Print the listing in its entirety and exactly, leaving out images.
***** SUPPLIED INFORMATION
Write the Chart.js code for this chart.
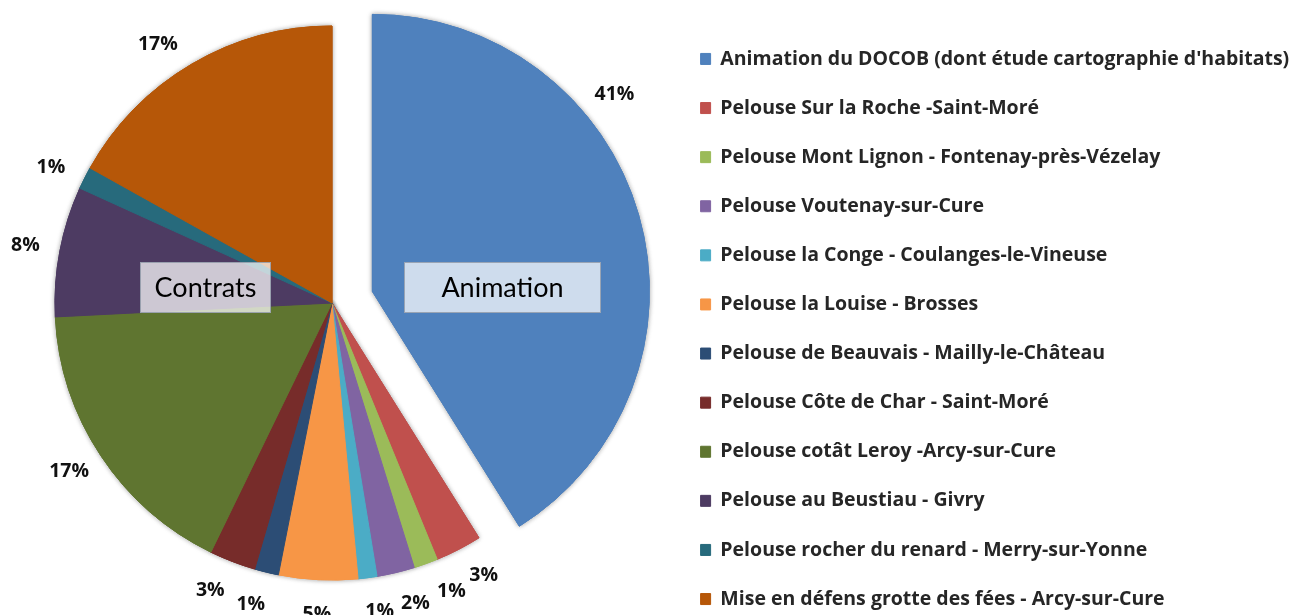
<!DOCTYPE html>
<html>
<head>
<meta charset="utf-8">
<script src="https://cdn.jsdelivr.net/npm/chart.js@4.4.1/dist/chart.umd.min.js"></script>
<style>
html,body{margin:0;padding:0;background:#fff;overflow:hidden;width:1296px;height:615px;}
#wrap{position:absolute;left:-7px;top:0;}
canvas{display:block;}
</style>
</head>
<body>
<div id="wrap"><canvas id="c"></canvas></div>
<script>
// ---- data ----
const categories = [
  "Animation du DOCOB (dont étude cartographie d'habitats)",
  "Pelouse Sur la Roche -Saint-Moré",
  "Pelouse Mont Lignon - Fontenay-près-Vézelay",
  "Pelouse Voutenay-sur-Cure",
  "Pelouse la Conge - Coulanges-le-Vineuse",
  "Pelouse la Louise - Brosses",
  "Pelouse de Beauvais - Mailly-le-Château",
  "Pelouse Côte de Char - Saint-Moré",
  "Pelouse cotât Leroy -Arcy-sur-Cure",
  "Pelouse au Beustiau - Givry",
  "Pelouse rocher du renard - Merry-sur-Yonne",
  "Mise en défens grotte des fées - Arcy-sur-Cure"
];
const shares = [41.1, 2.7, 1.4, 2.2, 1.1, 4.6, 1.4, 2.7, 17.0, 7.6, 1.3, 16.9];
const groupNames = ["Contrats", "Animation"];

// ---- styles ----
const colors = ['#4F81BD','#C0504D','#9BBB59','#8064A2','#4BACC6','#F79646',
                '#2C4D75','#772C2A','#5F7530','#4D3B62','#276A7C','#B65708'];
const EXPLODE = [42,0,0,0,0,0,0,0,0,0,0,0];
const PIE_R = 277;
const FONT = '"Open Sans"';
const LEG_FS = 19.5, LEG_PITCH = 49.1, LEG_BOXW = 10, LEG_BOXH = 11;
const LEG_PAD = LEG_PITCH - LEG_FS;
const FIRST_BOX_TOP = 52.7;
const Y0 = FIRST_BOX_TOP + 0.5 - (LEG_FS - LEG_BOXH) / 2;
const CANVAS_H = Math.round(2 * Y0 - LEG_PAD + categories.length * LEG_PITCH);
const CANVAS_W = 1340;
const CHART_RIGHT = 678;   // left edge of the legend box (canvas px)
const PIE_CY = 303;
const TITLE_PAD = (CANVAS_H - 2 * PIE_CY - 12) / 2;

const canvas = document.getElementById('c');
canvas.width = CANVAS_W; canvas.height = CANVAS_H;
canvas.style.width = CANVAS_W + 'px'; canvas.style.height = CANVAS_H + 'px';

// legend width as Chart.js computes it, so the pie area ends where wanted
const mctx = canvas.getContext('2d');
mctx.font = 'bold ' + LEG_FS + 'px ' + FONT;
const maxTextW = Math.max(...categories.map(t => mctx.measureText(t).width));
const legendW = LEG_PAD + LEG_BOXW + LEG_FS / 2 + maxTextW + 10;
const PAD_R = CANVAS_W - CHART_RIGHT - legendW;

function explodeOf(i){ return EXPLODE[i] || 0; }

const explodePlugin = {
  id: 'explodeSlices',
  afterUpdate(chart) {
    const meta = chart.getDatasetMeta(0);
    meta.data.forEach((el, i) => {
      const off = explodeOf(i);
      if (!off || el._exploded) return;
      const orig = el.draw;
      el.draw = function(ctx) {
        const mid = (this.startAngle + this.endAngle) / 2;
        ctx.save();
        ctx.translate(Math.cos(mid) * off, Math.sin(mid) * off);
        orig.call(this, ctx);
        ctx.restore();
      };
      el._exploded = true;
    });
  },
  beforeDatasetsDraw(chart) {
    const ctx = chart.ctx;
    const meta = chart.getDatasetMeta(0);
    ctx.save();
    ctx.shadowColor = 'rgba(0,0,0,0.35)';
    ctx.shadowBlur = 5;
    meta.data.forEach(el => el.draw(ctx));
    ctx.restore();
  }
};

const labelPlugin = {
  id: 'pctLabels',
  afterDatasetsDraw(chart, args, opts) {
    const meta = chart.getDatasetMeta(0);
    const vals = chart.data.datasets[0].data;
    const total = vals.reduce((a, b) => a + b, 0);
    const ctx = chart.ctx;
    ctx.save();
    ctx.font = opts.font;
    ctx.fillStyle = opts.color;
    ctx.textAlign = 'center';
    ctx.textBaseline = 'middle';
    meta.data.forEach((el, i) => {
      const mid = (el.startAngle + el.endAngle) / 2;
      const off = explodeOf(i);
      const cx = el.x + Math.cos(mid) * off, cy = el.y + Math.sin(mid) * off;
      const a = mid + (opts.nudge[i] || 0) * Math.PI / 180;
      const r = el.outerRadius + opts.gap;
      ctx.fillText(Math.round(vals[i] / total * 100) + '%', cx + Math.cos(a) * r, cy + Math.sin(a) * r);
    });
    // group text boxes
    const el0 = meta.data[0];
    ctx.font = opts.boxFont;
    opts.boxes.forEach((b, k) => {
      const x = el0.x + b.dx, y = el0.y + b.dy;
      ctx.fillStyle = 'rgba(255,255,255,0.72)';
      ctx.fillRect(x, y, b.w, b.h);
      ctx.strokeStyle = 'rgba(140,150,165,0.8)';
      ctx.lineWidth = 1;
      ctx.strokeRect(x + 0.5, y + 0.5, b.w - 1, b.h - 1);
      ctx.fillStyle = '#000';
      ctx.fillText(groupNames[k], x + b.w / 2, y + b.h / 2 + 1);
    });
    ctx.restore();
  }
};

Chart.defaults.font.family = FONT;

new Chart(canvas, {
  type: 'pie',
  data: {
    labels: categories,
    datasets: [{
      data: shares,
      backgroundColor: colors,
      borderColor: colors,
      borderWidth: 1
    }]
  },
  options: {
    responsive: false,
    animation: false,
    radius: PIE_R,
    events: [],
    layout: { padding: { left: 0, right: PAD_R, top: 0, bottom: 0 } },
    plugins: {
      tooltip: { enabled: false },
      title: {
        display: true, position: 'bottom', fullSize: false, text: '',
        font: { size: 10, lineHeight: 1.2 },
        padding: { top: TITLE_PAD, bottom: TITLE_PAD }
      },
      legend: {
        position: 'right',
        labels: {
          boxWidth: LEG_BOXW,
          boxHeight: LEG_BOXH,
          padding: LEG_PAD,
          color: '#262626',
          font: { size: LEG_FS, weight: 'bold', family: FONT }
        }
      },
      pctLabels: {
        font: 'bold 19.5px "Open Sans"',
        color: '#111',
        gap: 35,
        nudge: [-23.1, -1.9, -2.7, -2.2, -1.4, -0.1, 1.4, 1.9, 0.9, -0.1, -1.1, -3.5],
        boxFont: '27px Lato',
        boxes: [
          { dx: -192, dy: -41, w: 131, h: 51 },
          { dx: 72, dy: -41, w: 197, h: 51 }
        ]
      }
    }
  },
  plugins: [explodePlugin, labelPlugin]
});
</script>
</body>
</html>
**********
### EXERCISE RESPONSE
Write the Chart.js code for this chart.
<!DOCTYPE html>
<html>
<head>
<meta charset="utf-8">
<script src="https://cdn.jsdelivr.net/npm/chart.js@4.4.1/dist/chart.umd.min.js"></script>
<style>
html,body{margin:0;padding:0;background:#fff;overflow:hidden;width:1296px;height:615px;}
#wrap{position:absolute;left:-7px;top:0;}
canvas{display:block;}
</style>
</head>
<body>
<div id="wrap"><canvas id="c"></canvas></div>
<script>
// ---- data ----
const categories = [
  "Animation du DOCOB (dont étude cartographie d'habitats)",
  "Pelouse Sur la Roche -Saint-Moré",
  "Pelouse Mont Lignon - Fontenay-près-Vézelay",
  "Pelouse Voutenay-sur-Cure",
  "Pelouse la Conge - Coulanges-le-Vineuse",
  "Pelouse la Louise - Brosses",
  "Pelouse de Beauvais - Mailly-le-Château",
  "Pelouse Côte de Char - Saint-Moré",
  "Pelouse cotât Leroy -Arcy-sur-Cure",
  "Pelouse au Beustiau - Givry",
  "Pelouse rocher du renard - Merry-sur-Yonne",
  "Mise en défens grotte des fées - Arcy-sur-Cure"
];
const shares = [41.1, 2.7, 1.4, 2.2, 1.1, 4.6, 1.4, 2.7, 17.0, 7.6, 1.3, 16.9];
const groupNames = ["Contrats", "Animation"];

// ---- styles ----
const colors = ['#4F81BD','#C0504D','#9BBB59','#8064A2','#4BACC6','#F79646',
                '#2C4D75','#772C2A','#5F7530','#4D3B62','#276A7C','#B65708'];
const EXPLODE = [42,0,0,0,0,0,0,0,0,0,0,0];
const PIE_R = 277;
const FONT = '"Open Sans"';
const LEG_FS = 19.5, LEG_PITCH = 49.1, LEG_BOXW = 10, LEG_BOXH = 11;
const LEG_PAD = LEG_PITCH - LEG_FS;
const FIRST_BOX_TOP = 52.7;
const Y0 = FIRST_BOX_TOP + 0.5 - (LEG_FS - LEG_BOXH) / 2;
const CANVAS_H = Math.round(2 * Y0 - LEG_PAD + categories.length * LEG_PITCH);
const CANVAS_W = 1340;
const CHART_RIGHT = 678;   // left edge of the legend box (canvas px)
const PIE_CY = 303;
const TITLE_PAD = (CANVAS_H - 2 * PIE_CY - 12) / 2;

const canvas = document.getElementById('c');
canvas.width = CANVAS_W; canvas.height = CANVAS_H;
canvas.style.width = CANVAS_W + 'px'; canvas.style.height = CANVAS_H + 'px';

// legend width as Chart.js computes it, so the pie area ends where wanted
const mctx = canvas.getContext('2d');
mctx.font = 'bold ' + LEG_FS + 'px ' + FONT;
const maxTextW = Math.max(...categories.map(t => mctx.measureText(t).width));
const legendW = LEG_PAD + LEG_BOXW + LEG_FS / 2 + maxTextW + 10;
const PAD_R = CANVAS_W - CHART_RIGHT - legendW;

function explodeOf(i){ return EXPLODE[i] || 0; }

const explodePlugin = {
  id: 'explodeSlices',
  afterUpdate(chart) {
    const meta = chart.getDatasetMeta(0);
    meta.data.forEach((el, i) => {
      const off = explodeOf(i);
      if (!off || el._exploded) return;
      const orig = el.draw;
      el.draw = function(ctx) {
        const mid = (this.startAngle + this.endAngle) / 2;
        ctx.save();
        ctx.translate(Math.cos(mid) * off, Math.sin(mid) * off);
        orig.call(this, ctx);
        ctx.restore();
      };
      el._exploded = true;
    });
  },
  beforeDatasetsDraw(chart) {
    const ctx = chart.ctx;
    const meta = chart.getDatasetMeta(0);
    ctx.save();
    ctx.shadowColor = 'rgba(0,0,0,0.35)';
    ctx.shadowBlur = 5;
    meta.data.forEach(el => el.draw(ctx));
    ctx.restore();
  }
};

const labelPlugin = {
  id: 'pctLabels',
  afterDatasetsDraw(chart, args, opts) {
    const meta = chart.getDatasetMeta(0);
    const vals = chart.data.datasets[0].data;
    const total = vals.reduce((a, b) => a + b, 0);
    const ctx = chart.ctx;
    ctx.save();
    ctx.font = opts.font;
    ctx.fillStyle = opts.color;
    ctx.textAlign = 'center';
    ctx.textBaseline = 'middle';
    meta.data.forEach((el, i) => {
      const mid = (el.startAngle + el.endAngle) / 2;
      const off = explodeOf(i);
      const cx = el.x + Math.cos(mid) * off, cy = el.y + Math.sin(mid) * off;
      const a = mid + (opts.nudge[i] || 0) * Math.PI / 180;
      const r = el.outerRadius + opts.gap;
      ctx.fillText(Math.round(vals[i] / total * 100) + '%', cx + Math.cos(a) * r, cy + Math.sin(a) * r);
    });
    // group text boxes
    const el0 = meta.data[0];
    ctx.font = opts.boxFont;
    opts.boxes.forEach((b, k) => {
      const x = el0.x + b.dx, y = el0.y + b.dy;
      ctx.fillStyle = 'rgba(255,255,255,0.72)';
      ctx.fillRect(x, y, b.w, b.h);
      ctx.strokeStyle = 'rgba(140,150,165,0.8)';
      ctx.lineWidth = 1;
      ctx.strokeRect(x + 0.5, y + 0.5, b.w - 1, b.h - 1);
      ctx.fillStyle = '#000';
      ctx.fillText(groupNames[k], x + b.w / 2, y + b.h / 2 + 1);
    });
    ctx.restore();
  }
};

Chart.defaults.font.family = FONT;

new Chart(canvas, {
  type: 'pie',
  data: {
    labels: categories,
    datasets: [{
      data: shares,
      backgroundColor: colors,
      borderColor: colors,
      borderWidth: 1
    }]
  },
  options: {
    responsive: false,
    animation: false,
    radius: PIE_R,
    events: [],
    layout: { padding: { left: 0, right: PAD_R, top: 0, bottom: 0 } },
    plugins: {
      tooltip: { enabled: false },
      title: {
        display: true, position: 'bottom', fullSize: false, text: '',
        font: { size: 10, lineHeight: 1.2 },
        padding: { top: TITLE_PAD, bottom: TITLE_PAD }
      },
      legend: {
        position: 'right',
        labels: {
          boxWidth: LEG_BOXW,
          boxHeight: LEG_BOXH,
          padding: LEG_PAD,
          color: '#262626',
          font: { size: LEG_FS, weight: 'bold', family: FONT }
        }
      },
      pctLabels: {
        font: 'bold 19.5px "Open Sans"',
        color: '#111',
        gap: 35,
        nudge: [-23.1, -1.9, -2.7, -2.2, -1.4, -0.1, 1.4, 1.9, 0.9, -0.1, -1.1, -3.5],
        boxFont: '27px Lato',
        boxes: [
          { dx: -192, dy: -41, w: 131, h: 51 },
          { dx: 72, dy: -41, w: 197, h: 51 }
        ]
      }
    }
  },
  plugins: [explodePlugin, labelPlugin]
});
</script>
</body>
</html>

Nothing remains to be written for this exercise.